>> start Dataset

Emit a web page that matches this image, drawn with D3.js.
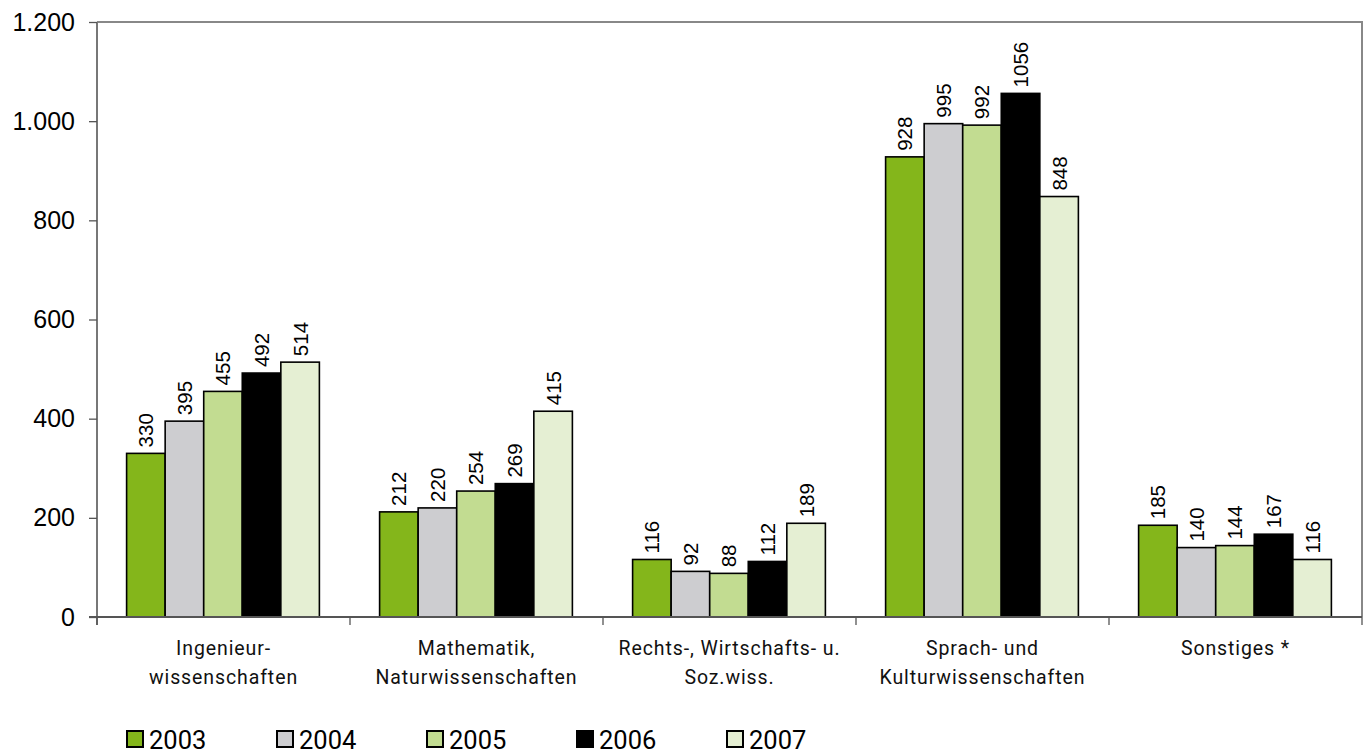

>> end Dataset
>> start Dataset

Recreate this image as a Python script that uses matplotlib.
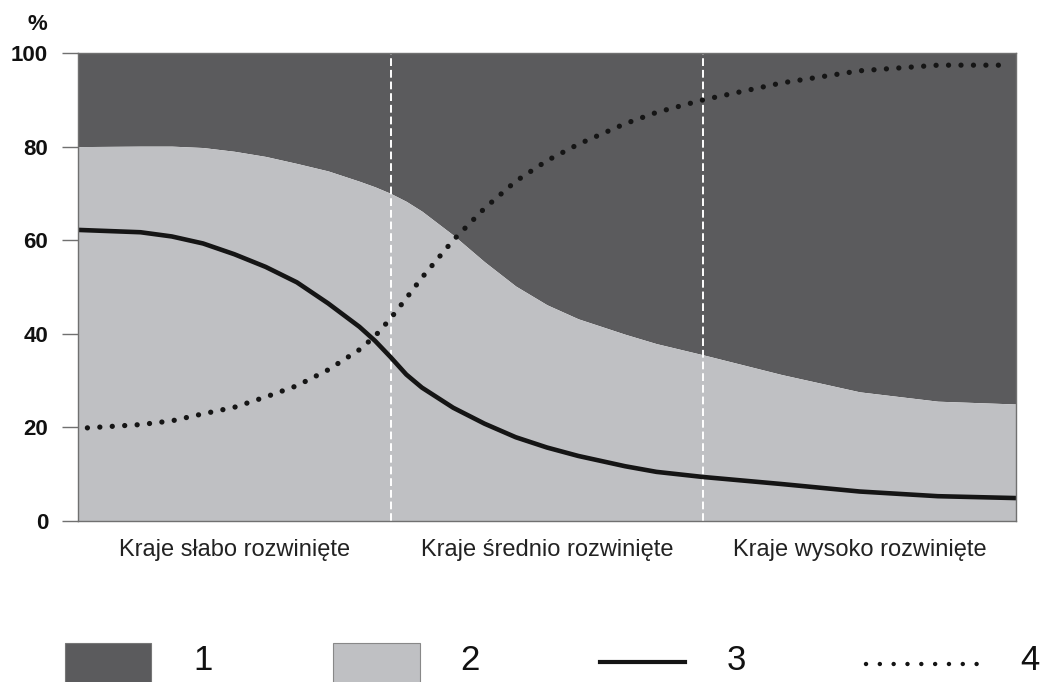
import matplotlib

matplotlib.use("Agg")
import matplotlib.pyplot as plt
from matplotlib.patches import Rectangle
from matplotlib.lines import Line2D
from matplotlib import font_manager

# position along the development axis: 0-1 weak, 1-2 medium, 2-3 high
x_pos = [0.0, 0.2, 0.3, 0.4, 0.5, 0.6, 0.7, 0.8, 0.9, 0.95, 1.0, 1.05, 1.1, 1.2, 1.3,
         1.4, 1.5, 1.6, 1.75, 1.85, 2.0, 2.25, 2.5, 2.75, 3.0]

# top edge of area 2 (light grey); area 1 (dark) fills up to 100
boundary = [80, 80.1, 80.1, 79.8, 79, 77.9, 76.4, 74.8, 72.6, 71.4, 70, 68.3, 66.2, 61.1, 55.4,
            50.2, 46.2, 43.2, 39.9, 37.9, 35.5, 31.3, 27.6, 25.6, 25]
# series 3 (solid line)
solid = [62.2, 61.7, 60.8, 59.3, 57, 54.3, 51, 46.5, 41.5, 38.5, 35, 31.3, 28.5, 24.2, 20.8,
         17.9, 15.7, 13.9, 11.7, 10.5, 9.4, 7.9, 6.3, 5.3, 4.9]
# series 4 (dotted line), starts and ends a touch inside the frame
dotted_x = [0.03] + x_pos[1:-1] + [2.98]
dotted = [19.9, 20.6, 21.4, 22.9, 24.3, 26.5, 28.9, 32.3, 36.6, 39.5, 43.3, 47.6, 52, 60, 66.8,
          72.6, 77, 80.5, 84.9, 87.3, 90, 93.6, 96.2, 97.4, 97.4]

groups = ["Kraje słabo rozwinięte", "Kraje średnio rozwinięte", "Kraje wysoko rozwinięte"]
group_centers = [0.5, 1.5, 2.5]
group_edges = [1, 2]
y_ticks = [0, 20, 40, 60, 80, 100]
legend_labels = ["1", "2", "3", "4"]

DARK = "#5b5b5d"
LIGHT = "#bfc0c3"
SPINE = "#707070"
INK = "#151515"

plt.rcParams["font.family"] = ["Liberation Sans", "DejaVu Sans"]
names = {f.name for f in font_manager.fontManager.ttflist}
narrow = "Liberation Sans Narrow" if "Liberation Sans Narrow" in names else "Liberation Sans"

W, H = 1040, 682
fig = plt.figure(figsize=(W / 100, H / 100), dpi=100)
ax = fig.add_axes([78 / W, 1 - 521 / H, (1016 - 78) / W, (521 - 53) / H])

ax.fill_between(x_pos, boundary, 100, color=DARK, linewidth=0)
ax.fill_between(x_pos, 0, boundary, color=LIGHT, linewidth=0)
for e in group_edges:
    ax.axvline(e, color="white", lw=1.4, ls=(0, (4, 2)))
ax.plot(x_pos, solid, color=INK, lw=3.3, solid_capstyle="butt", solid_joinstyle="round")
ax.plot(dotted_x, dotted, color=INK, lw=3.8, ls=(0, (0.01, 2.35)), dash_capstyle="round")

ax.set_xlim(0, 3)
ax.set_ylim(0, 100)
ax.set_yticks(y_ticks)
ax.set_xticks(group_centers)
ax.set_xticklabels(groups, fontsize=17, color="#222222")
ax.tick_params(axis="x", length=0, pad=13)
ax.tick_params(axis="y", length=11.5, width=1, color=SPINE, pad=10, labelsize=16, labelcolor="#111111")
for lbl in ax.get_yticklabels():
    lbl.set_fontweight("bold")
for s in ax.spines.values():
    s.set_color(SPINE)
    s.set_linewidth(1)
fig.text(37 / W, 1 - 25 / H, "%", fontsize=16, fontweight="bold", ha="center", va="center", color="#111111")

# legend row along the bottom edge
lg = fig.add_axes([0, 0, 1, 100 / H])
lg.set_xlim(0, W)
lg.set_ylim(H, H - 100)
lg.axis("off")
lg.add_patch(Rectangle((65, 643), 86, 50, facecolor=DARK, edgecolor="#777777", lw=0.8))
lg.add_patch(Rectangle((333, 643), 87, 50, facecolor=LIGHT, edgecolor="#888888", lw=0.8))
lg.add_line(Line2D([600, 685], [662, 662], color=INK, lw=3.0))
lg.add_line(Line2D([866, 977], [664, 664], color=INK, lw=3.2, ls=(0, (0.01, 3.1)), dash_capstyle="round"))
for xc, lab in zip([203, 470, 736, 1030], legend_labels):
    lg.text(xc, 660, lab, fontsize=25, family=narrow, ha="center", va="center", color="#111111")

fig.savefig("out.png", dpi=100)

>> end Dataset

# Task requirements
The lines you need run from the one containing "Recreate this image" down to the one containing "from matplotlib import font_manager"; print them exactly, both ends included, and leave out pictures.

# Exercise output
Recreate this image as a Python script that uses matplotlib.
import matplotlib

matplotlib.use("Agg")
import matplotlib.pyplot as plt
from matplotlib.patches import Rectangle
from matplotlib.lines import Line2D
from matplotlib import font_manager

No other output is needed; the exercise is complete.